## Objective
Take the material below and retype it in full; pictures are left out.

## Data shown
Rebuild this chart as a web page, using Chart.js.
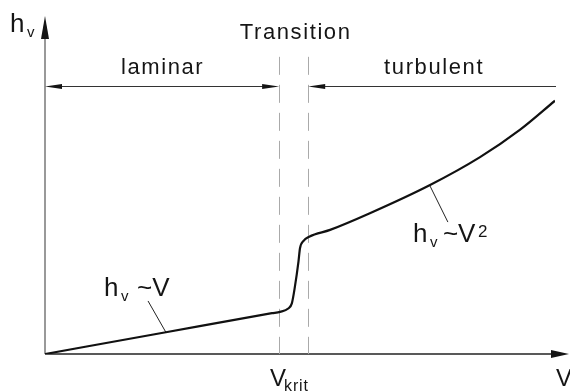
<!DOCTYPE html>
<html>
<head>
<meta charset="utf-8">
<script src="https://cdn.jsdelivr.net/npm/chart.js@4"></script>
<style>
  html, body { margin: 0; padding: 0; background: #fff; }
  #wrap { width: 570px; height: 392px; }
</style>
</head>
<body>
<div id="wrap"><canvas id="chart" width="570" height="392"></canvas></div>
<script>
'use strict';

// flow velocity V and head loss h_v, arbitrary units
const velocity = [0, 2.37, 4.45, 4.61, 4.77, 4.84, 4.90, 4.97, 5.00, 5.07, 5.18, 5.59, 6.37, 7.55, 8.53, 9.31, 10.0];
const headLoss = [0, 0.64, 1.20, 1.24, 1.34, 1.49, 1.98, 2.72, 3.11, 3.33, 3.45, 3.65, 4.14, 4.97, 5.79, 6.59, 7.45];

// region borders (V) and the height of the region arrows / dashed lines (h_v)
const vKrit = 4.61;
const vTurb = 5.18;
const regionNames = ['laminar', 'turbulent'];
const regionFrom = [0, vTurb];
const regionTo = [vKrit, 10.0];
const regionArrowH = 7.88;
const dashTopH = 8.74;

// leader lines for the two laws: point on the curve -> label end
const lawCurveV = [2.37, 7.55];
const lawCurveH = [0.64, 4.94];
const lawTextV = [2.02, 7.90];
const lawTextH = [1.56, 3.88];

const FONT = '"Liberation Sans", Arial, sans-serif';
const INK = '#151515';

function line(ctx, x1, y1, x2, y2) {
  ctx.beginPath();
  ctx.moveTo(x1, y1);
  ctx.lineTo(x2, y2);
  ctx.stroke();
}

function arrowHead(ctx, tx, ty, dx, dy, len, half) {
  const bx = tx - dx * len, by = ty - dy * len;
  ctx.beginPath();
  ctx.moveTo(tx, ty);
  ctx.lineTo(bx - dy * half, by + dx * half);
  ctx.lineTo(bx + dy * half, by - dx * half);
  ctx.closePath();
  ctx.fill();
}

function text(ctx, str, x, y, size, align, spacing) {
  ctx.font = size + 'px ' + FONT;
  ctx.textAlign = align || 'left';
  ctx.letterSpacing = (spacing || 0) + 'px';
  ctx.fillText(str, x, y);
}

const sketch = {
  id: 'sketch',
  beforeDatasetsDraw(chart) {
    const { ctx, scales: { x, y } } = chart;
    const x0 = x.getPixelForValue(0);
    const y0 = y.getPixelForValue(0);
    ctx.save();
    ctx.fillStyle = INK;

    // axes
    ctx.lineWidth = 1.5;
    ctx.strokeStyle = '#777';
    line(ctx, x0, y0, x0, 34);
    arrowHead(ctx, x0, 16, 0, -1, 23, 4);
    ctx.strokeStyle = '#222';
    line(ctx, x0, y0, x.right + 2, y0);
    arrowHead(ctx, x.right + 14, y0, 1, 0, 18, 4);

    // region borders
    ctx.lineWidth = 1;
    ctx.strokeStyle = '#aaa';
    ctx.setLineDash([18, 10]);
    [vKrit, vTurb].forEach(v => {
      const px = Math.round(x.getPixelForValue(v)) - 0.5;
      line(ctx, px, y.getPixelForValue(dashTopH), px, y0);
    });
    ctx.setLineDash([]);

    // region arrows
    const ay = Math.round(y.getPixelForValue(regionArrowH)) + 0.5;
    ctx.strokeStyle = '#333';
    const lx1 = x.getPixelForValue(regionFrom[0]), lx2 = x.getPixelForValue(regionTo[0]) - 1;
    line(ctx, lx1 + 10, ay, lx2 - 10, ay);
    arrowHead(ctx, lx1, ay, -1, 0, 17, 2.5);
    arrowHead(ctx, lx2, ay, 1, 0, 17, 2.5);
    const tx1 = x.getPixelForValue(regionFrom[1]) - 1, tx2 = x.getPixelForValue(regionTo[1]) + 1;
    line(ctx, tx1 + 10, ay, tx2, ay);
    arrowHead(ctx, tx1, ay, -1, 0, 17, 2.5);

    // leader lines
    ctx.strokeStyle = '#222';
    lawCurveV.forEach((v, i) => {
      line(ctx, x.getPixelForValue(v), y.getPixelForValue(lawCurveH[i]),
        x.getPixelForValue(lawTextV[i]), y.getPixelForValue(lawTextH[i]));
    });
    ctx.restore();
  },
  afterDraw(chart) {
    const { ctx, scales: { x, y } } = chart;
    ctx.save();
    ctx.fillStyle = INK;

    // titles
    text(ctx, 'Transition', (x.getPixelForValue(vKrit) + x.getPixelForValue(vTurb)) / 2 + 1, 39, 22, 'center', 1.6);
    const ay = y.getPixelForValue(regionArrowH);
    regionNames.forEach((name, i) => {
      const cx = (x.getPixelForValue(regionFrom[i]) + x.getPixelForValue(regionTo[i])) / 2;
      text(ctx, name, cx + (i ? 2 : 0), ay - 12, 22, 'center', 1.6);
    });

    // axis labels
    text(ctx, 'h', 10, 32, 26);
    text(ctx, 'v', 27, 37, 15);
    text(ctx, 'V', 556, 386, 24);
    const kx = x.getPixelForValue(vKrit);
    text(ctx, 'V', kx - 10, 386, 24);
    text(ctx, 'krit', kx + 4, 391, 16, 'left', 0.8);

    // laws
    let lx = x.getPixelForValue(lawTextV[0]) - 44, ly = y.getPixelForValue(lawTextH[0]) - 5;
    text(ctx, 'h', lx, ly, 26);
    text(ctx, 'v', lx + 17, ly + 5, 15);
    text(ctx, '~V', lx + 33, ly, 26);
    lx = x.getPixelForValue(lawTextV[1]) - 35;
    ly = y.getPixelForValue(lawTextH[1]) + 20;
    text(ctx, 'h', lx, ly, 26);
    text(ctx, 'v', lx + 17, ly + 5, 15);
    text(ctx, '~V', lx + 30, ly, 26);
    text(ctx, '2', lx + 65, ly - 5, 17);
    ctx.restore();
  }
};

new Chart(document.getElementById('chart'), {
  type: 'scatter',
  data: {
    datasets: [{
      data: velocity.map((v, i) => ({ x: v, y: headLoss[i] })),
      showLine: true,
      borderColor: '#111',
      borderWidth: 2.2,
      pointRadius: 0,
      cubicInterpolationMode: 'monotone',
      fill: false
    }]
  },
  options: {
    responsive: false,
    animation: false,
    devicePixelRatio: 1,
    layout: { padding: { left: 45, right: 15, top: 14, bottom: 38 } },
    scales: {
      x: { type: 'linear', min: 0, max: 10, display: false },
      y: { type: 'linear', min: 0, max: 10, display: false }
    },
    plugins: {
      legend: { display: false },
      tooltip: { enabled: false }
    }
  },
  plugins: [sketch]
});
</script>
</body>
</html>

## The output
Rebuild this chart as a web page, using Chart.js.
<!DOCTYPE html>
<html>
<head>
<meta charset="utf-8">
<script src="https://cdn.jsdelivr.net/npm/chart.js@4"></script>
<style>
  html, body { margin: 0; padding: 0; background: #fff; }
  #wrap { width: 570px; height: 392px; }
</style>
</head>
<body>
<div id="wrap"><canvas id="chart" width="570" height="392"></canvas></div>
<script>
'use strict';

// flow velocity V and head loss h_v, arbitrary units
const velocity = [0, 2.37, 4.45, 4.61, 4.77, 4.84, 4.90, 4.97, 5.00, 5.07, 5.18, 5.59, 6.37, 7.55, 8.53, 9.31, 10.0];
const headLoss = [0, 0.64, 1.20, 1.24, 1.34, 1.49, 1.98, 2.72, 3.11, 3.33, 3.45, 3.65, 4.14, 4.97, 5.79, 6.59, 7.45];

// region borders (V) and the height of the region arrows / dashed lines (h_v)
const vKrit = 4.61;
const vTurb = 5.18;
const regionNames = ['laminar', 'turbulent'];
const regionFrom = [0, vTurb];
const regionTo = [vKrit, 10.0];
const regionArrowH = 7.88;
const dashTopH = 8.74;

// leader lines for the two laws: point on the curve -> label end
const lawCurveV = [2.37, 7.55];
const lawCurveH = [0.64, 4.94];
const lawTextV = [2.02, 7.90];
const lawTextH = [1.56, 3.88];

const FONT = '"Liberation Sans", Arial, sans-serif';
const INK = '#151515';

function line(ctx, x1, y1, x2, y2) {
  ctx.beginPath();
  ctx.moveTo(x1, y1);
  ctx.lineTo(x2, y2);
  ctx.stroke();
}

function arrowHead(ctx, tx, ty, dx, dy, len, half) {
  const bx = tx - dx * len, by = ty - dy * len;
  ctx.beginPath();
  ctx.moveTo(tx, ty);
  ctx.lineTo(bx - dy * half, by + dx * half);
  ctx.lineTo(bx + dy * half, by - dx * half);
  ctx.closePath();
  ctx.fill();
}

function text(ctx, str, x, y, size, align, spacing) {
  ctx.font = size + 'px ' + FONT;
  ctx.textAlign = align || 'left';
  ctx.letterSpacing = (spacing || 0) + 'px';
  ctx.fillText(str, x, y);
}

const sketch = {
  id: 'sketch',
  beforeDatasetsDraw(chart) {
    const { ctx, scales: { x, y } } = chart;
    const x0 = x.getPixelForValue(0);
    const y0 = y.getPixelForValue(0);
    ctx.save();
    ctx.fillStyle = INK;

    // axes
    ctx.lineWidth = 1.5;
    ctx.strokeStyle = '#777';
    line(ctx, x0, y0, x0, 34);
    arrowHead(ctx, x0, 16, 0, -1, 23, 4);
    ctx.strokeStyle = '#222';
    line(ctx, x0, y0, x.right + 2, y0);
    arrowHead(ctx, x.right + 14, y0, 1, 0, 18, 4);

    // region borders
    ctx.lineWidth = 1;
    ctx.strokeStyle = '#aaa';
    ctx.setLineDash([18, 10]);
    [vKrit, vTurb].forEach(v => {
      const px = Math.round(x.getPixelForValue(v)) - 0.5;
      line(ctx, px, y.getPixelForValue(dashTopH), px, y0);
    });
    ctx.setLineDash([]);

    // region arrows
    const ay = Math.round(y.getPixelForValue(regionArrowH)) + 0.5;
    ctx.strokeStyle = '#333';
    const lx1 = x.getPixelForValue(regionFrom[0]), lx2 = x.getPixelForValue(regionTo[0]) - 1;
    line(ctx, lx1 + 10, ay, lx2 - 10, ay);
    arrowHead(ctx, lx1, ay, -1, 0, 17, 2.5);
    arrowHead(ctx, lx2, ay, 1, 0, 17, 2.5);
    const tx1 = x.getPixelForValue(regionFrom[1]) - 1, tx2 = x.getPixelForValue(regionTo[1]) + 1;
    line(ctx, tx1 + 10, ay, tx2, ay);
    arrowHead(ctx, tx1, ay, -1, 0, 17, 2.5);

    // leader lines
    ctx.strokeStyle = '#222';
    lawCurveV.forEach((v, i) => {
      line(ctx, x.getPixelForValue(v), y.getPixelForValue(lawCurveH[i]),
        x.getPixelForValue(lawTextV[i]), y.getPixelForValue(lawTextH[i]));
    });
    ctx.restore();
  },
  afterDraw(chart) {
    const { ctx, scales: { x, y } } = chart;
    ctx.save();
    ctx.fillStyle = INK;

    // titles
    text(ctx, 'Transition', (x.getPixelForValue(vKrit) + x.getPixelForValue(vTurb)) / 2 + 1, 39, 22, 'center', 1.6);
    const ay = y.getPixelForValue(regionArrowH);
    regionNames.forEach((name, i) => {
      const cx = (x.getPixelForValue(regionFrom[i]) + x.getPixelForValue(regionTo[i])) / 2;
      text(ctx, name, cx + (i ? 2 : 0), ay - 12, 22, 'center', 1.6);
    });

    // axis labels
    text(ctx, 'h', 10, 32, 26);
    text(ctx, 'v', 27, 37, 15);
    text(ctx, 'V', 556, 386, 24);
    const kx = x.getPixelForValue(vKrit);
    text(ctx, 'V', kx - 10, 386, 24);
    text(ctx, 'krit', kx + 4, 391, 16, 'left', 0.8);

    // laws
    let lx = x.getPixelForValue(lawTextV[0]) - 44, ly = y.getPixelForValue(lawTextH[0]) - 5;
    text(ctx, 'h', lx, ly, 26);
    text(ctx, 'v', lx + 17, ly + 5, 15);
    text(ctx, '~V', lx + 33, ly, 26);
    lx = x.getPixelForValue(lawTextV[1]) - 35;
    ly = y.getPixelForValue(lawTextH[1]) + 20;
    text(ctx, 'h', lx, ly, 26);
    text(ctx, 'v', lx + 17, ly + 5, 15);
    text(ctx, '~V', lx + 30, ly, 26);
    text(ctx, '2', lx + 65, ly - 5, 17);
    ctx.restore();
  }
};

new Chart(document.getElementById('chart'), {
  type: 'scatter',
  data: {
    datasets: [{
      data: velocity.map((v, i) => ({ x: v, y: headLoss[i] })),
      showLine: true,
      borderColor: '#111',
      borderWidth: 2.2,
      pointRadius: 0,
      cubicInterpolationMode: 'monotone',
      fill: false
    }]
  },
  options: {
    responsive: false,
    animation: false,
    devicePixelRatio: 1,
    layout: { padding: { left: 45, right: 15, top: 14, bottom: 38 } },
    scales: {
      x: { type: 'linear', min: 0, max: 10, display: false },
      y: { type: 'linear', min: 0, max: 10, display: false }
    },
    plugins: {
      legend: { display: false },
      tooltip: { enabled: false }
    }
  },
  plugins: [sketch]
});
</script>
</body>
</html>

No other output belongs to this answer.